The current standard of care to protect patients with MCL from disease progression after chemotherapy and stem cell transplant is Rituxan (rituximab), a targeted drug that inhibits the activity of the cancer-driving protein CD20.

In the study, 102 patients were divided into two groups after receiving chemotherapy and transplant using their own stem cells. One group received Velcade for three months (called consolidation treatment) and the other for 18 months (called maintenance treatment).

Patients were adults, most male and with low-risk, stage 4 disease. Eligible patients had disease of any stage that fit a specific genetic profile, had responded partially or completely to chemotherapy and stem cell transplant as of 90 days after treatment, and had received up to one cycle of chemotherapy and/or Rituxan before that. After they began treatment with Velcade, the patients were repeatedly checked for disease progression via CT scan for a maximum of 10 years.

Improved Outcomes

At an eight-year follow-up, the median time without disease progression in the consolidation group was 8.2 years, with 54.1% of the patients free of progression. Median survival, measured from the start of study treatment, was 8.9 years, with 58% of participants alive at eight years.

In the maintenance group, at a median follow-up of 8.5 years, the median length of time without disease progression had not yet been reached and 64% of the patients were free from progression. Median survival had also not yet been reached; nearly 83% of participants in this group were alive at eight years.

Compared to the earlier trial, time until progression and the length of survival after transplant were both significantly extended, the authors reported.

The researchers also analyzed outcomes in subgroups of the patients.

They found that the percentage of patients who experienced disease progression varied depending upon the aggressiveness of their disease. At an eight-year follow-up, 52% of those with low-risk disease, 37.5% of those with intermediate-risk disease and 28.2% of those with high-risk disease were progression-free.

Among those with no discernable disease after induction chemotherapy, 80% were free of progression and 86% were alive eight years after starting treatment with Velcade, compared with rates of 43% and 64%, respectively, in those who had measurable disease remaining as they started the transplant process.

Significant expression of the protein Ki-67 by cancer was associated with shorter survival.

Side Effects and Conclusions

Of 50 patients in the consolidation group, 21 experienced severe hematologic side effects, and of 52 patients in the maintenance group, 16 had these effects.

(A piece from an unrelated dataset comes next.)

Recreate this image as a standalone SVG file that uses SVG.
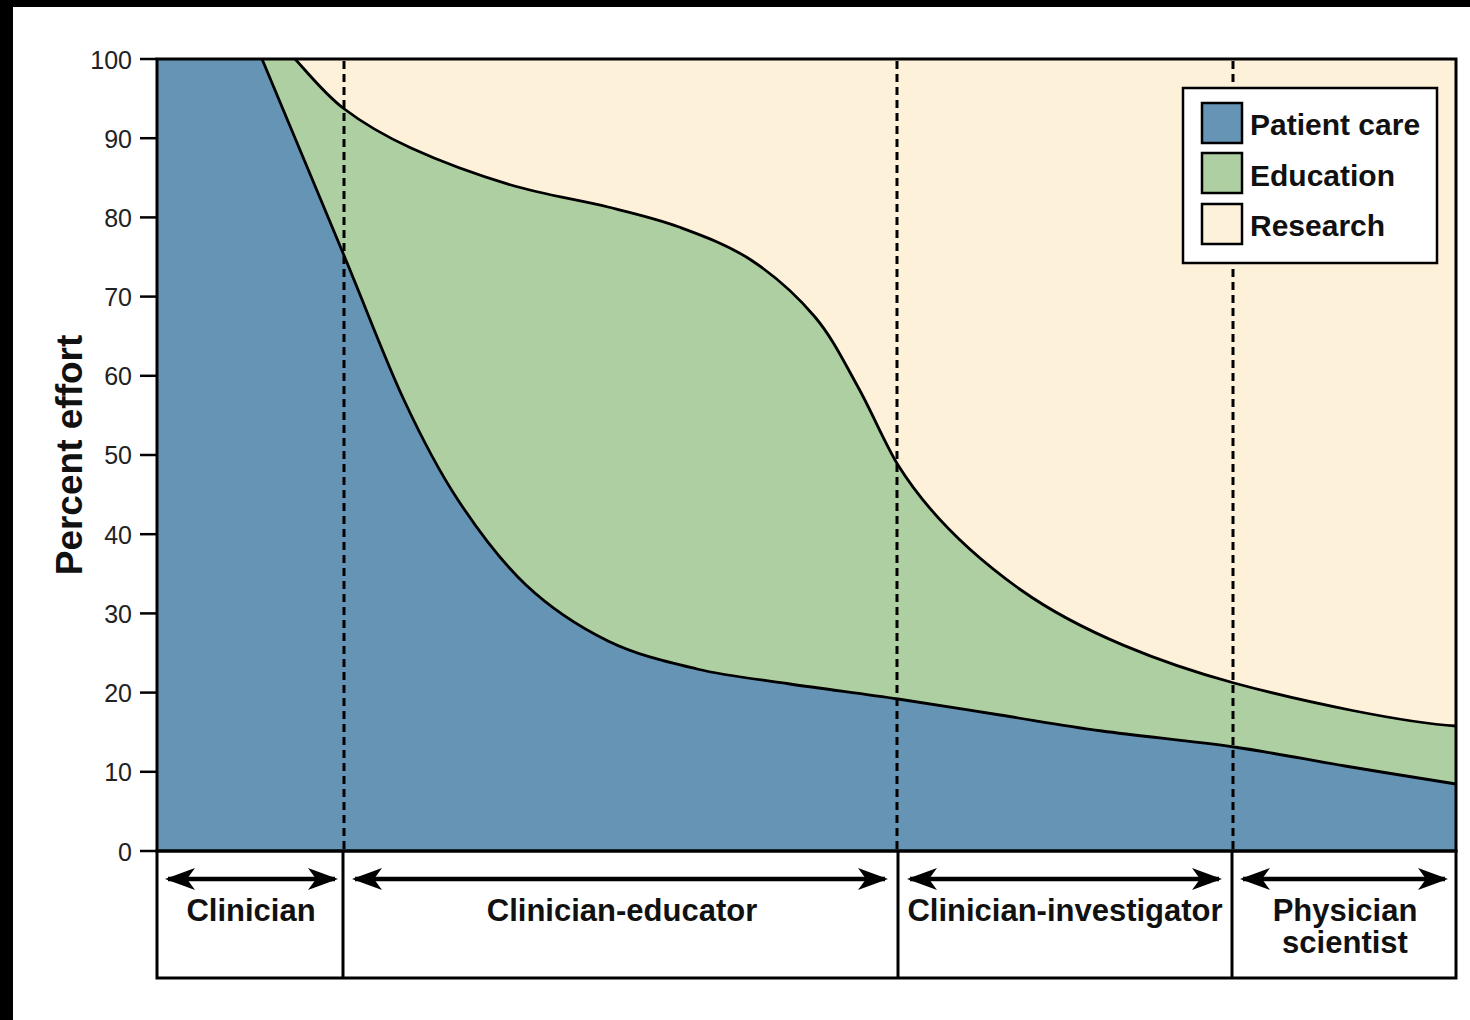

In the consolidation group, moderate and serious non-hematologic side effects occurred at rates of 40% and 42%; in the maintenance group, 46% had moderate non-hematologic side effects and 38.5% had serious ones. Fourteen patients in the consolidation group and seven in the maintenance group dropped out of the study due to side effects.

“Toxicity (of Velcade) seems to be more severe in the post-transplant setting when patients are still recovering from the effects of high-dose chemotherapy than reported in the relapsed setting as a single agent,” the researchers reported.

Based on their finding that patients who were disease-free after induction chemotherapy had better long-term outcomes, the researchers suggested that more aggressive chemotherapy regimens be explored with the aim of eliminating MCL in a larger proportion of patients prior to transplant.

They also questioned whether stem cell transplant and the high-dose chemotherapy that precedes it are even necessary in patients with MCL who are cancer-free after induction chemotherapy, and pointed out that a phase 3 trial is currently addressing that concern.

The researchers concluded that “the observation of apparent benefit” of post-transplant Velcade “should be tempered by the fact that the toxicities in this setting were significant.”

They added that future studies of whether high-dose chemotherapy and transplant are really needed in certain patients, as well as the rapid development of novel targeted drugs and immunotherapies, are likely to positively contribute to care for patients with MCL.